* [Direction] Please give back word for word the lines below, from the first one through the one with "thin_height = [627, 230, 667]".

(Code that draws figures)
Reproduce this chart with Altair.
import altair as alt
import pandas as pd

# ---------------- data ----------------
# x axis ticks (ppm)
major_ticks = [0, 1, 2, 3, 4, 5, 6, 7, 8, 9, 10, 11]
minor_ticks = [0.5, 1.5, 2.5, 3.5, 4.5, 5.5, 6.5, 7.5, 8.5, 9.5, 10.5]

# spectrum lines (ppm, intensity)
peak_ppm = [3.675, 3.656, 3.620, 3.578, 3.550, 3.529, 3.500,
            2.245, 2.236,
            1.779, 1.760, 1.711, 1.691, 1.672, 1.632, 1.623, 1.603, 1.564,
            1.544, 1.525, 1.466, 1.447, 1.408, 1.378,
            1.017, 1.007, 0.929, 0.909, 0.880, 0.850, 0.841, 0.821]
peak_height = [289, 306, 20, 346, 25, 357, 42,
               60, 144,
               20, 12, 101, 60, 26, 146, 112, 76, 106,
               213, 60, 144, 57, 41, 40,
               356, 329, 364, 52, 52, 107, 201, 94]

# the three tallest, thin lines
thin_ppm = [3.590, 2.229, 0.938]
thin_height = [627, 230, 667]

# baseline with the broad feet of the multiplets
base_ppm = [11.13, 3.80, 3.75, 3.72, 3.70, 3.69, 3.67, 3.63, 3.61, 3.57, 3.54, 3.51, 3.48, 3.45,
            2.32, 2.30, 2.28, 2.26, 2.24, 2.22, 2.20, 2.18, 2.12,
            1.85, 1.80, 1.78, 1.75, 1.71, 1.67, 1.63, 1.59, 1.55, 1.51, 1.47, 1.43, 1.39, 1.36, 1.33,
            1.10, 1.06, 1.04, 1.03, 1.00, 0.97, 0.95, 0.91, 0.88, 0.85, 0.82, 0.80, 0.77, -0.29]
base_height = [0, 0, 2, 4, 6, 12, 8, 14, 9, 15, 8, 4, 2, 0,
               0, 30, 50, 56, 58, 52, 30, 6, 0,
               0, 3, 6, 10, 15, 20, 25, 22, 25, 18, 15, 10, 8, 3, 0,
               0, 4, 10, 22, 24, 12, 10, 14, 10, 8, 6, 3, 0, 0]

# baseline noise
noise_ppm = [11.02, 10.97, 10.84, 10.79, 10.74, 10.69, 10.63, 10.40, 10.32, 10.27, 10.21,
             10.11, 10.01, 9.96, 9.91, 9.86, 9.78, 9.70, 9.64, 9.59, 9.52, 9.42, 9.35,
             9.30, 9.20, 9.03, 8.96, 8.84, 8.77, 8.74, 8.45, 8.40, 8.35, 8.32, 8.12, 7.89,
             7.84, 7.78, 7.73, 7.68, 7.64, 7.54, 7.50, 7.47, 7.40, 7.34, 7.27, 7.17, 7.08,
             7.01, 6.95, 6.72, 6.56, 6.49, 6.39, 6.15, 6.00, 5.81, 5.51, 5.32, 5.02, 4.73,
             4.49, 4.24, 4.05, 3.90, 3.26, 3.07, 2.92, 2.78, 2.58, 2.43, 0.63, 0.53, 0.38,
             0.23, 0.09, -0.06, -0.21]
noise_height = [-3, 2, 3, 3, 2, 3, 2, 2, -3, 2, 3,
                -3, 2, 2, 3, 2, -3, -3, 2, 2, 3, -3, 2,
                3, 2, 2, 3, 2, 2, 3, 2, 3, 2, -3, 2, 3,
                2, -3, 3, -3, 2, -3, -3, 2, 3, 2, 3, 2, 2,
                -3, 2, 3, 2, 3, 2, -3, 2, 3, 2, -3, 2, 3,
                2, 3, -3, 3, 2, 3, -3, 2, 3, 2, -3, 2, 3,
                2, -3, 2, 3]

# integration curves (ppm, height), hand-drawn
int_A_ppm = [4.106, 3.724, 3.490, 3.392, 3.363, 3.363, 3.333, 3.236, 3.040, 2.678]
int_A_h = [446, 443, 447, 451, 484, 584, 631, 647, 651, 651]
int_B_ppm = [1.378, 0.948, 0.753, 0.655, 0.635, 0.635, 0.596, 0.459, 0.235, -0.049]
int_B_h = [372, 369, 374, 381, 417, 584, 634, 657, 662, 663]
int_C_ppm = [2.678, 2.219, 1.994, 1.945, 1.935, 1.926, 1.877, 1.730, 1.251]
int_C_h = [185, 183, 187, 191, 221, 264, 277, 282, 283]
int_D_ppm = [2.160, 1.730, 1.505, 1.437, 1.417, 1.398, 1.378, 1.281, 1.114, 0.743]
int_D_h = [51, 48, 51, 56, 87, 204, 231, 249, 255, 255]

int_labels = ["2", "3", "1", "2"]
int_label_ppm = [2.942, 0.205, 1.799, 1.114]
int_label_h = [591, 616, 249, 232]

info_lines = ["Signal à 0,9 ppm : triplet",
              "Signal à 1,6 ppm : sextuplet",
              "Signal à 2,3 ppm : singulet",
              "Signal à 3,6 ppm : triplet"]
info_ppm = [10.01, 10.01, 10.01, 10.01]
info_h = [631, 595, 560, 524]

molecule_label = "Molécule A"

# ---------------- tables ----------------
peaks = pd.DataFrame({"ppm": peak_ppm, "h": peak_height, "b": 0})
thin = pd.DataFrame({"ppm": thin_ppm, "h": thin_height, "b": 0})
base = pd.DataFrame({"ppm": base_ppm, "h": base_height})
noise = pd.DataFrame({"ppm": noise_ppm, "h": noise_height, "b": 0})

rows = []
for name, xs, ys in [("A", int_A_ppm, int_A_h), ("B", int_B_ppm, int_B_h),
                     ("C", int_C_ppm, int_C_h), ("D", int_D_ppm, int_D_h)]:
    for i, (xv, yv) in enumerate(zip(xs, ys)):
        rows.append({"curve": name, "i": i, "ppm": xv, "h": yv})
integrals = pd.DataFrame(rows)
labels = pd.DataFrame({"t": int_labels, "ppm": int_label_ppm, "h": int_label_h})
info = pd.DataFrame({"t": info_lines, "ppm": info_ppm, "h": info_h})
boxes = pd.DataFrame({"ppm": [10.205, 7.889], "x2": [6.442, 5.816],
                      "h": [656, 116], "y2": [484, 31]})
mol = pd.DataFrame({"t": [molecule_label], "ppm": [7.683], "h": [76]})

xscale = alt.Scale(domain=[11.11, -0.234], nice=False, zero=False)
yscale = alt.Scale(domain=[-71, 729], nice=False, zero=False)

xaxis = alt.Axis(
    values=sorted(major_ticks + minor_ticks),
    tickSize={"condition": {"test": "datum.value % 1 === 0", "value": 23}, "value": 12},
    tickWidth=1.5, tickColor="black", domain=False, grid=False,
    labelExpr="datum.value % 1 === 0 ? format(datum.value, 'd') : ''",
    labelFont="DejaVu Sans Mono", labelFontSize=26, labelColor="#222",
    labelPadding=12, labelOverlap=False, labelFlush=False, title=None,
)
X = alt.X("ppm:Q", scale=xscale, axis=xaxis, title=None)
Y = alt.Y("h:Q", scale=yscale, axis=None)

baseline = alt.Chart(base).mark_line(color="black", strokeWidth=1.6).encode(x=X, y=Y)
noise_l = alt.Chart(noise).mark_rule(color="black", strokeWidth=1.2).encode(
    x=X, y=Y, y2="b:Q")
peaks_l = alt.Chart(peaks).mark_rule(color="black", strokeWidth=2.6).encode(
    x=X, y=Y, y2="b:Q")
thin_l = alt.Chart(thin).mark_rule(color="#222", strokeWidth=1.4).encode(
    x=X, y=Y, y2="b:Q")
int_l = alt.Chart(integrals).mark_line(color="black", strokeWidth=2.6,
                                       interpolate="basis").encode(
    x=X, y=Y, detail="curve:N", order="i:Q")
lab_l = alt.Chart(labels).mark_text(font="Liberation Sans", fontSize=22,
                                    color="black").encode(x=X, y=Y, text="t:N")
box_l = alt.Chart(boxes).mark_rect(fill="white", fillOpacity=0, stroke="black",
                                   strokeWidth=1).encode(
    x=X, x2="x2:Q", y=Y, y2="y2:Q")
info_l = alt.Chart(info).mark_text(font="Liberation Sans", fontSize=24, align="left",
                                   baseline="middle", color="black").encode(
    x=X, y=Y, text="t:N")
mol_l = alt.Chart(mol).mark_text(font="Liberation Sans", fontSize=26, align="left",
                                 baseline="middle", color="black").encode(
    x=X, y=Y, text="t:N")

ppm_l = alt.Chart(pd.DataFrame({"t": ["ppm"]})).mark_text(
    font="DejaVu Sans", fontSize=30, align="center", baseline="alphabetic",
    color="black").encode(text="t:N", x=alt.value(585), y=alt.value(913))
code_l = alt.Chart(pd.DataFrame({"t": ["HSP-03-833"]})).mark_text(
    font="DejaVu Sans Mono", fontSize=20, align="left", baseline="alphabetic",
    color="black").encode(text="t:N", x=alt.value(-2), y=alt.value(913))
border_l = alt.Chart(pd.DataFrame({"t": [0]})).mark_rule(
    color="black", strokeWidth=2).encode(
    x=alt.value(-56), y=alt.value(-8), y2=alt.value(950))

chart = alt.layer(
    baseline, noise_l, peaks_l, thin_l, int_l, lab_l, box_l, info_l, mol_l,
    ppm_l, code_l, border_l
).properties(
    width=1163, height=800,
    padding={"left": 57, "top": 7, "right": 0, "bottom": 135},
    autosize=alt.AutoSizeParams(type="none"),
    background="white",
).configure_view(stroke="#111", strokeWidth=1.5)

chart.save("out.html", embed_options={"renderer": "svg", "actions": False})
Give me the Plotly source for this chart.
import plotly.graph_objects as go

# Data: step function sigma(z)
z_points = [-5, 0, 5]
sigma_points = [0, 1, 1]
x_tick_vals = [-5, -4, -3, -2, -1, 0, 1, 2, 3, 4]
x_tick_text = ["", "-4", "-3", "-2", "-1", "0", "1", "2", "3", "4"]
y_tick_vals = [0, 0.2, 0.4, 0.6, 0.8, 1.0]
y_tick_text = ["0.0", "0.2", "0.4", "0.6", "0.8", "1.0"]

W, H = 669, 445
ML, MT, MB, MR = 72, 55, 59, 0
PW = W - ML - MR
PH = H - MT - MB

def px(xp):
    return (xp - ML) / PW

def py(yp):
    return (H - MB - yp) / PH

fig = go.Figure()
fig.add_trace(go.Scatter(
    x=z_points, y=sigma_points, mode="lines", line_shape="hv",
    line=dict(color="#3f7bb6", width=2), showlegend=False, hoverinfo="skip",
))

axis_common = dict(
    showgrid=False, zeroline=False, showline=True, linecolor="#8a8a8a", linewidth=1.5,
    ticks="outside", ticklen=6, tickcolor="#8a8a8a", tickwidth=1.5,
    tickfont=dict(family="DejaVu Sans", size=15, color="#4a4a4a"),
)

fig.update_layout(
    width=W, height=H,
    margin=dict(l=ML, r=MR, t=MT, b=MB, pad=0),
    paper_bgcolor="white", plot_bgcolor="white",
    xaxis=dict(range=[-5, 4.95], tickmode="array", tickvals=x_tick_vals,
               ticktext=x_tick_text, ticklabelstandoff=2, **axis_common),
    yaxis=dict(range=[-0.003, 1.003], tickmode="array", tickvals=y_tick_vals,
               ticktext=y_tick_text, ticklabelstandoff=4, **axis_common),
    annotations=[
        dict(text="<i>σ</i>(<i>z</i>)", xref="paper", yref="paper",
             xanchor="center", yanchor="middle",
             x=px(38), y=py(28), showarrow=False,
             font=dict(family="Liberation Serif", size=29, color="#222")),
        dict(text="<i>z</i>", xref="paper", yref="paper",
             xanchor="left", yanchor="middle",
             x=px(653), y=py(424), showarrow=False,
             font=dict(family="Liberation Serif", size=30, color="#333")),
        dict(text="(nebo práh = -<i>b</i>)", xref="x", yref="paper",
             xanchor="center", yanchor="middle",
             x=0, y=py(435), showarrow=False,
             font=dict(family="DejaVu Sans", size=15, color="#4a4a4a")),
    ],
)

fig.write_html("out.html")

* [Solution to this exercise]
Reproduce this chart with Altair.
import altair as alt
import pandas as pd

# ---------------- data ----------------
# x axis ticks (ppm)
major_ticks = [0, 1, 2, 3, 4, 5, 6, 7, 8, 9, 10, 11]
minor_ticks = [0.5, 1.5, 2.5, 3.5, 4.5, 5.5, 6.5, 7.5, 8.5, 9.5, 10.5]

# spectrum lines (ppm, intensity)
peak_ppm = [3.675, 3.656, 3.620, 3.578, 3.550, 3.529, 3.500,
            2.245, 2.236,
            1.779, 1.760, 1.711, 1.691, 1.672, 1.632, 1.623, 1.603, 1.564,
            1.544, 1.525, 1.466, 1.447, 1.408, 1.378,
            1.017, 1.007, 0.929, 0.909, 0.880, 0.850, 0.841, 0.821]
peak_height = [289, 306, 20, 346, 25, 357, 42,
               60, 144,
               20, 12, 101, 60, 26, 146, 112, 76, 106,
               213, 60, 144, 57, 41, 40,
               356, 329, 364, 52, 52, 107, 201, 94]

# the three tallest, thin lines
thin_ppm = [3.590, 2.229, 0.938]
thin_height = [627, 230, 667]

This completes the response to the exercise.